More than three billion of us will be online, generating nearly eight zettabytes of data a year.
The bad news is that much of this data is untagged and unorganized, all but lost in cyberspace. The paradigm shift in big data, however, is in the combination of hardware and software to get a handle on all that archived data and, at the same time, tap into the raging torrent of incoming data.
First, mediation or middleware software sits on top of the data and “talks” to existing or legacy databases, regardless of formats and search queries. That alone isn’t good enough because hard drives are too slow. What’s needed is a way to access data instantly, and the dropping price and rising capacity of solid-state memory is enabling just that.
This is the so-called “in-memory” process that shifts data to a solid-state medium, just like RAM on your PC. In-memory processing makes real-time data mining on the fly possible, which is exactly what Dr. McGregor and her team are doing, and large-scale enterprises are starting to do as well.
Scott Camarotti, vice-president and country manager, Software AG Canada, said big data analytics brings big challenges.
“There are four simultaneous challenges for business,” Camarotti said. “One, there’s a massive amount of data and it’s only going to grow; two, the velocity of the data means [companies] have to increase their ability to read, write and update (from it); third, a lot of that data is unstructured; and finally, they have to be able to extract the value for the business.”
Luckily, vendors are creating new techniques. A case in point, he said, is Visa. It used to take up to 45 minutes to identify fraudulent transactions. With big data in memory — Camarotti calls it Big Memory — and Software AG’s applications, that was reduced to four seconds. “That’s measurable success. You can identify the fraud while there is still some possibility of enforcement at the point of sale.”
Similarly, Goldman Sachs was struggling to ratify trades within a four-hour window, he said, but after deploying solid-state memory to handle 500GB at a time, there was a 300 percent improvement in processing time and the sector went from an unstable part of the business to a high performer, opening doors for more discussions around other applications.
Selling yet another IT solution in the midst of a lingering recession, however, is sometimes a challenge, said Wayne Ingram, managing director, technology at consultancy Accenture in Canada. “[Buyers] fall into two camps. The IT camp gets the technology and what it can do,” he said. The non-IT group is more skeptical, having been sold on technology for years that doesn’t always perform as promised.

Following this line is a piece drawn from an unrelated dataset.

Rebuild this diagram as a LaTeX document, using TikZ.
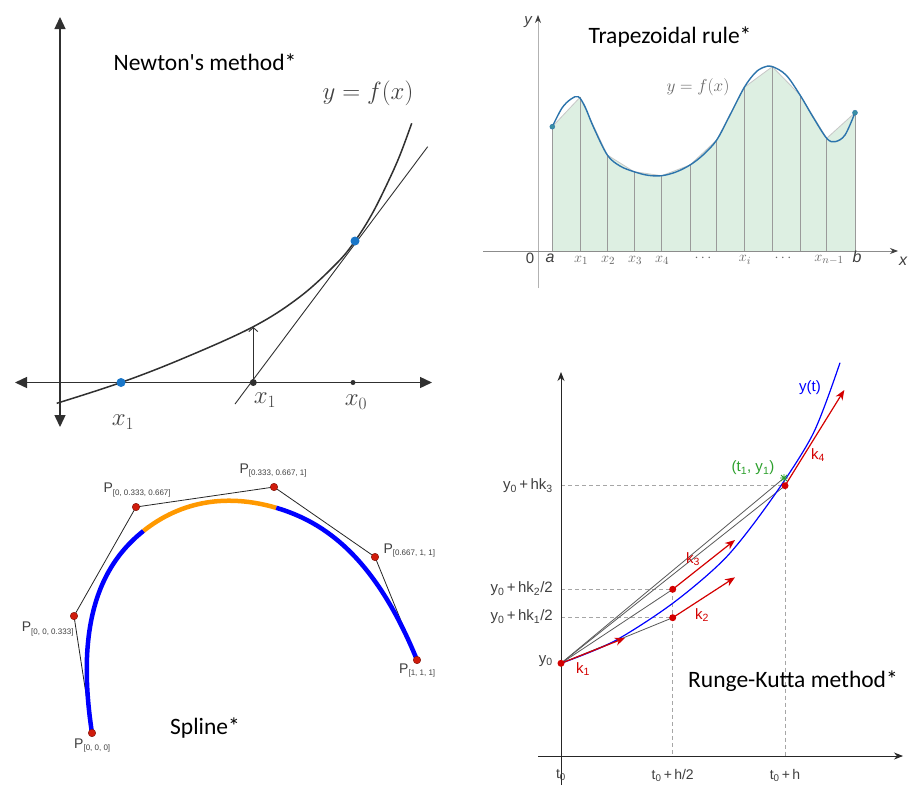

Still, he said, the components are mostly in place and the cost is incremental since the hardware and software are relatively cheap compared to the cost of large-scale server farms. The payoff from real-time data mining makes the pursuit worthwhile because “there’s gold in that data. I worked in the utility sector and we saw it in action there,” he said.
“You’d have a generator fail on a system but, instead of just replacing the generator, we knew from the data there would be a series of related failures of other components so, while we’re out there, we replaced those.”
But it all comes down to the question and how you ask. And somewhere, that cure for cancer is waiting for the right question.